Buzzed buddies is a weekly series where I invite a friend to get comfortably inebriated and write a guest post on any chosen topic. This week’s guest, Ben, has 736 pet peeves, loves dogs and, in case the title didn’t give it away, was much more than comfortably inebriated when he wrote this. Next time Ben visits Abbott and June he’ll probably be married so consider this a historical piece of literature. I don’t edit or filter the posts in fear of losing originality and humor, so read at your own discretion.
And now without further ado, I give you Ben. Good luck following along.
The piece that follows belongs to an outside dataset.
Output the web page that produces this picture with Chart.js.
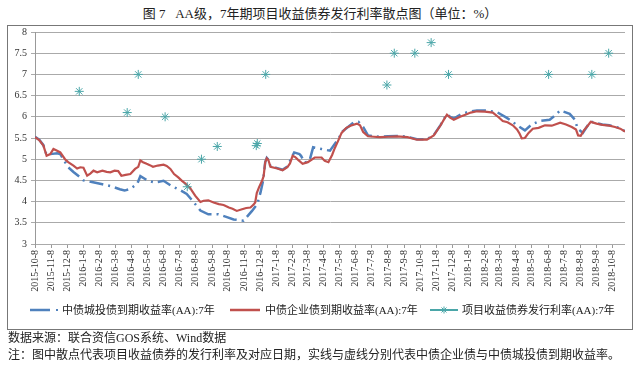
<!DOCTYPE html>
<html>
<head>
<meta charset="utf-8">
<script src="https://cdn.jsdelivr.net/npm/chart.js@4/dist/chart.umd.min.js"></script>
<style>
body { margin: 0; width: 640px; height: 366px; background: #fff; position: relative; overflow: hidden;
  font-family: "Liberation Serif", "Noto Sans CJK SC", serif; color: #222; }
#title { position: absolute; top: 6px; left: 0; width: 640px; text-align: center; font-size: 13px; line-height: 16px; }
#frame { position: absolute; left: 7px; top: 25px; width: 624px; height: 303px; border: 1px solid #777; }
#wrap { position: absolute; left: 0; top: 0; width: 640px; height: 366px; }
.lg { position: absolute; top: 303px; font-size: 11px; line-height: 14px; white-space: nowrap; }
.sw { position: absolute; top: 306px; }
.note { position: absolute; left: 8px; font-size: 12px; line-height: 16px; white-space: nowrap; }
</style>
</head>
<body>
<div id="title">图 7&nbsp;&nbsp;&nbsp;AA级，7年期项目收益债券发行利率散点图（单位：%）</div>
<div id="frame"></div>
<div id="wrap"><canvas id="chart"></canvas></div>

<svg class="sw" style="left:28px" width="34" height="8">
  <line x1="2" y1="4" x2="22" y2="4" stroke="#4f81bd" stroke-width="2.5"/>
  <rect x="28" y="3" width="2" height="2" fill="#4f81bd"/>
</svg>
<div class="lg" style="left:62px">中债城投债到期收益率(AA):7年</div>
<svg class="sw" style="left:230px" width="32" height="8">
  <line x1="0" y1="4" x2="30" y2="4" stroke="#c0504d" stroke-width="2.5"/>
</svg>
<div class="lg" style="left:265px">中债企业债到期收益率(AA):7年</div>
<svg class="sw" style="left:430px" width="30" height="8">
  <line x1="0" y1="4" x2="28" y2="4" stroke="#4aa6a8" stroke-width="2"/>
  <path d="M14 0.5V7.5M10.5 4H17.5M11.5 1.5L16.5 6.5M16.5 1.5L11.5 6.5" stroke="#4aa6a8" stroke-width="1"/>
</svg>
<div class="lg" style="left:462px">项目收益债券发行利率(AA):7年</div>

<div class="note" style="top:330px">数据来源：联合资信GOS系统、Wind数据</div>
<div class="note" style="top:347px">注：图中散点代表项目收益债券的发行利率及对应日期，实线与虚线分别代表中债企业债与中债城投债到期收益率。</div>

<script>
// x axis tick labels (one per month)
const monthLabels = [
  '2015-10-8','2015-11-8','2015-12-8','2016-1-8','2016-2-8','2016-3-8','2016-4-8','2016-5-8',
  '2016-6-8','2016-7-8','2016-8-8','2016-9-8','2016-10-8','2016-11-8','2016-12-8','2017-1-8',
  '2017-2-8','2017-3-8','2017-4-8','2017-5-8','2017-6-8','2017-7-8','2017-8-8','2017-9-8',
  '2017-10-8','2017-11-8','2017-12-8','2018-1-8','2018-2-8','2018-3-8','2018-4-8','2018-5-8',
  '2018-6-8','2018-7-8','2018-8-8','2018-9-8','2018-10-8'
];

// 中债企业债到期收益率(AA):7年
const corpDates = [
  '2015-10-08','2015-10-16','2015-10-24','2015-10-30','2015-11-06','2015-11-12','2015-11-19','2015-11-25',
  '2015-12-04','2015-12-10','2015-12-20','2015-12-27','2016-01-02','2016-01-08','2016-01-15','2016-01-21',
  '2016-01-27','2016-02-03','2016-02-13','2016-02-21','2016-02-28','2016-03-07','2016-03-14','2016-03-20',
  '2016-03-28','2016-04-06','2016-04-15','2016-04-21','2016-04-25','2016-04-30','2016-05-07','2016-05-13',
  '2016-05-19','2016-05-28','2016-06-08','2016-06-14','2016-06-21','2016-06-28','2016-07-06','2016-07-13',
  '2016-07-19','2016-07-28','2016-08-07','2016-08-17','2016-08-23','2016-09-01','2016-09-11','2016-09-21',
  '2016-09-30','2016-10-10','2016-10-17','2016-10-25','2016-11-04','2016-11-12','2016-11-20','2016-11-26',
  '2016-11-29','2016-12-02','2016-12-06','2016-12-12','2016-12-15','2016-12-18','2016-12-21','2016-12-24',
  '2016-12-28','2017-01-10','2017-01-20','2017-01-29','2017-02-03','2017-02-08','2017-02-13','2017-02-18',
  '2017-02-27','2017-03-09','2017-03-22','2017-04-04','2017-04-10','2017-04-17','2017-04-24','2017-04-29',
  '2017-05-06','2017-05-12','2017-05-21','2017-05-29','2017-06-10','2017-06-16','2017-06-22','2017-07-01',
  '2017-07-12','2017-07-24','2017-08-08','2017-08-25','2017-09-14','2017-10-02','2017-10-21','2017-11-03',
  '2017-11-16','2017-11-23','2017-11-28','2017-12-04','2017-12-11','2017-12-23','2018-01-02','2018-01-12',
  '2018-01-24','2018-02-08','2018-02-23','2018-03-06','2018-03-14','2018-03-23','2018-04-02','2018-04-10',
  '2018-04-15','2018-04-19','2018-04-25','2018-05-02','2018-05-10','2018-05-21','2018-06-02','2018-06-15',
  '2018-07-01','2018-07-12','2018-07-23','2018-07-31','2018-08-04','2018-08-09','2018-08-15','2018-08-23',
  '2018-08-28','2018-09-08','2018-09-19','2018-10-02','2018-10-13','2018-10-23','2018-11-01'
];
const corpYields = [
  5.52,5.45,5.32,5.08,5.12,5.24,5.20,5.16,
  5.00,4.93,4.85,4.78,4.81,4.80,4.61,4.66,
  4.73,4.69,4.73,4.70,4.69,4.73,4.72,4.61,
  4.63,4.65,4.77,4.82,4.97,4.93,4.89,4.86,
  4.82,4.85,4.87,4.84,4.77,4.65,4.57,4.49,
  4.43,4.33,4.14,3.99,4.02,4.03,3.98,3.94,
  3.92,3.86,3.83,3.78,3.82,3.85,3.86,3.93,
  3.98,4.20,4.33,4.49,4.60,4.93,5.02,4.98,
  4.82,4.78,4.74,4.81,4.90,5.08,5.05,4.99,
  4.89,4.93,5.04,5.04,4.96,4.93,5.10,5.26,
  5.45,5.62,5.74,5.79,5.84,5.80,5.64,5.54,
  5.53,5.52,5.53,5.54,5.52,5.46,5.46,5.56,
  5.80,5.95,6.05,5.98,5.93,6.00,6.05,6.10,
  6.13,6.12,6.10,5.99,5.90,5.87,5.80,5.70,
  5.60,5.49,5.50,5.62,5.72,5.74,5.80,5.79,
  5.86,5.82,5.76,5.70,5.56,5.55,5.68,5.80,
  5.88,5.84,5.81,5.79,5.76,5.72,5.65
];

// 中债城投债到期收益率(AA):7年
const cityDates = [
  '2015-10-08','2015-10-16','2015-10-24','2015-10-30','2015-11-06','2015-11-19','2015-11-25','2015-12-10',
  '2015-12-20','2016-01-02','2016-01-08','2016-01-24','2016-02-13','2016-03-01','2016-03-17','2016-03-26',
  '2016-04-06','2016-04-19','2016-04-25','2016-05-10','2016-05-22','2016-06-08','2016-06-23','2016-07-11',
  '2016-07-22','2016-07-31','2016-08-17','2016-09-01','2016-09-20','2016-10-05','2016-10-19','2016-11-07',
  '2016-11-23','2016-12-03','2016-12-09','2016-12-14','2016-12-18','2016-12-21','2016-12-24','2016-12-28',
  '2017-01-10','2017-01-20','2017-01-29','2017-02-11','2017-02-21','2017-02-24','2017-03-03','2017-03-12',
  '2017-03-19','2017-04-04','2017-04-20','2017-05-06','2017-05-14','2017-06-04','2017-06-13','2017-06-22',
  '2017-07-01','2017-07-12','2017-07-24','2017-08-08','2017-08-25','2017-09-14','2017-10-02','2017-10-21',
  '2017-11-03','2017-11-16','2017-11-23','2017-11-28','2017-12-04','2017-12-11','2017-12-26','2018-01-12',
  '2018-01-24','2018-02-08','2018-02-16','2018-03-03','2018-03-21','2018-03-31','2018-04-10','2018-04-25',
  '2018-05-08','2018-05-23','2018-06-11','2018-06-21','2018-07-01','2018-07-19','2018-07-29','2018-08-03',
  '2018-08-13','2018-08-23','2018-08-28','2018-09-08','2018-09-19','2018-10-02','2018-10-13','2018-10-23',
  '2018-11-01'
];
const cityYields = [
  5.53,5.46,5.33,5.10,5.12,5.14,5.12,4.81,
  4.70,4.57,4.50,4.46,4.41,4.36,4.29,4.26,
  4.30,4.42,4.60,4.49,4.45,4.49,4.37,4.26,
  4.18,4.05,3.79,3.70,3.70,3.64,3.58,3.55,
  3.78,3.94,4.21,4.49,4.93,5.03,4.99,4.83,
  4.79,4.75,4.83,5.16,5.12,5.08,4.92,4.96,
  5.28,5.24,5.20,5.48,5.66,5.87,5.88,5.76,
  5.56,5.54,5.53,5.54,5.55,5.53,5.47,5.47,
  5.57,5.81,5.96,6.06,6.00,5.96,6.07,6.13,
  6.15,6.15,6.14,6.11,5.98,5.90,5.80,5.68,
  5.82,5.90,5.93,6.03,6.15,6.07,5.93,5.72,
  5.62,5.81,5.89,5.85,5.82,5.80,5.77,5.73,
  5.66
];

// 项目收益债券发行利率(AA):7年
const issueDates = [
  '2015-12-31','2016-03-31','2016-04-21','2016-06-11','2016-07-23','2016-08-19','2016-09-18','2016-12-01',
  '2016-12-03','2016-12-19','2017-08-06','2017-08-20','2017-09-28','2017-10-29','2017-12-01','2018-06-09',
  '2018-08-30','2018-10-01'
];
const issueRates = [
  6.6,6.1,7.0,6.0,4.35,5.0,5.3,5.32,
  5.37,7.0,6.75,7.5,7.5,7.75,7.0,7.0,
  7.0,7.5
];

const startDay = Date.UTC(2015, 9, 8);
function dayOf(s) {
  const [y, m, d] = s.split('-').map(Number);
  return (Date.UTC(y, m - 1, d) - startDay) / 86400000;
}
const tickDays = monthLabels.map(dayOf);
const toPoints = (dates, vals) => dates.map((d, i) => ({ x: dayOf(d), y: vals[i] }));

const ctx = document.getElementById('chart').getContext('2d');
new Chart(ctx, {
  type: 'line',
  data: {
    datasets: [
      {
        label: '项目收益债券发行利率(AA):7年',
        data: toPoints(issueDates, issueRates),
        showLine: false,
        pointStyle: 'star',
        pointRadius: 4.5,
        pointBorderWidth: 1,
        borderColor: '#4aa6a8',
        backgroundColor: '#4aa6a8',
        order: 0
      },
      {
        label: '中债企业债到期收益率(AA):7年',
        data: toPoints(corpDates, corpYields),
        borderColor: '#c0504d',
        borderWidth: 2.2,
        pointRadius: 0,
        tension: 0,
        order: 1
      },
      {
        label: '中债城投债到期收益率(AA):7年',
        data: toPoints(cityDates, cityYields),
        borderColor: '#4f81bd',
        borderWidth: 2.5,
        borderDash: [14, 5, 2, 5],
        pointRadius: 0,
        tension: 0,
        order: 2
      }
    ]
  },
  options: {
    animation: false,
    responsive: true,
    maintainAspectRatio: false,
    layout: { padding: { top: 32, right: 15, left: 0, bottom: 0 } },
    plugins: { legend: { display: false }, tooltip: { enabled: false } },
    scales: {
      x: {
        type: 'linear',
        min: 0,
        max: dayOf('2018-11-01'),
        afterBuildTicks: s => { s.ticks = tickDays.map(v => ({ value: v })); },
        afterFit: s => { s.height = 122; },
        grid: { drawOnChartArea: false, drawTicks: true, tickLength: 4, color: '#999' },
        border: { display: false },
        ticks: {
          autoSkip: false, minRotation: 90, maxRotation: 90, padding: 2,
          color: '#333', font: { family: 'Liberation Serif', size: 10 },
          callback: (v, i) => monthLabels[i]
        }
      },
      y: {
        min: 3,
        max: 8,
        afterFit: s => { s.width = 35; },
        grid: { color: '#aaa', tickLength: 4 },
        border: { color: '#999' },
        ticks: {
          stepSize: 0.5, padding: 4, color: '#333',
          font: { family: 'Liberation Serif', size: 10 },
          callback: v => String(v)
        }
      }
    }
  }
});
</script>
</body>
</html>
The original love bird(s), Beth LeStanton
OK, sitting here celebrating/ drinking the fact that Oklahoma just made it to the Final Four Megan and Seth asked me to do a Buzzed Buddies. I asked Megan for a topic to talk about and was given no direction. So like Simon Pegg and those British Mofos i am going to go Full Monty ……..so, what is on my mind?
First off, Buddy Hield loves playing basketball and unlike Bubba Gump he does not get his lip caught on that trip wire. He strokes 3’s like Joey at open gym and the last time I was this happy about a basketball game we were winning the Hoop it Up title in 1997, which my sexy fiancè Tabi was about 2 years old when that happened. But it was epic and started a spiral of championship plaques and recorded-over dunks that will never be matched. We all dont have enough room on our mantel cases (none of us have mantel cases) for all the 15-cent plaques that we aquired over the years. But that’s besides the point. As I speak right now Matty is just picking at his butthole with the biggest smile on his face. (Now i’ve been given direction)………Seth says “talk about how it is not having kids, when your friends have kids”……….so here we go……. Fuck you, Seth I’m not talking about that, thats boring. We all know kids are awesome and no one else wants to hear how super sweet your kids are because we all know they are bad ass. When Matty says Bot-tit it’s awesome but we all know he’s going to be a dickhead to him when he’s like 10 and then Abbott is going to get super pissed off and tattle tale on him and they are both going to get spanked. But anyways I went on another tangent. #whats happening right now, Tabi is telling me we need to get an Uber home so we can let Norman out so he doesn’t diahrrea all over the apartment……as valiant as her efforts are I am going to tell her that he is at least 21 years old (in dog years) and therefore should be able to make his own decisions about his bowel movements. I will more thank likely lose this argument but that’s ok with me because I love her to death and she has amazing boobs (I was told this would not be edited)…….therefore in closing I love my friends and fiancè more than anything in the world………BOOOMER FUCKING SOOONER!!!!!!
Thanks, Benny. Next time I’m definitely giving you a topic.
Hope you enjoyed your Uber as much as I’m enjoying the purse and phone you left here.